The PR aims to make it easy and simple.
So when it's booted it will just advertise the storage to the LAN over nvme-tcp protocol?
Not "booted", you won't be booting your full OS. It's just an option on the boot menu that launches systemd and a small program that does the magic and nothing else.
So share drive / simplified NAS, no?
Kind of... but you're directly accessing the hard drive like iSCSI does. Way less latency, no high (and slow) protocols like SMB are used.
SAN. Not NAS.
But is it running at the same time as a an OS or is it just a device without an OS running, sharing storage?

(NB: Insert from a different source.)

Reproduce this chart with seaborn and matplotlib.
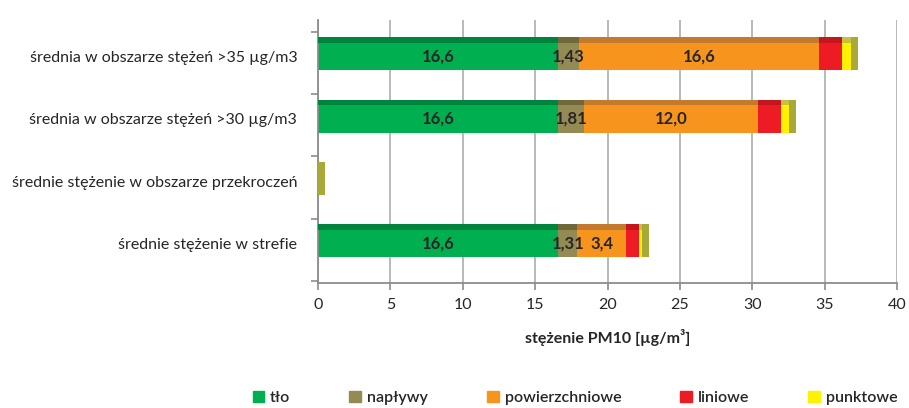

So NAS without any controls. Yay?
trivial to set up NAS with minimal overhead, plus you can boot any pc into this once it's standard, which would be nice for rescuing when you fuck something up: rather than fiddle around with rescue mode or digging out the drives you just boot into this mode and access the drives from your laptop or whatever.
It doesn't sound easier than ventoy tbh.
So like, grubd boot menu? And from there I can boot over a location on my nas for example? I set up ipxe a couple weeks ago but it couldn’t load over my thunderbolt to 10g nic. Would this help?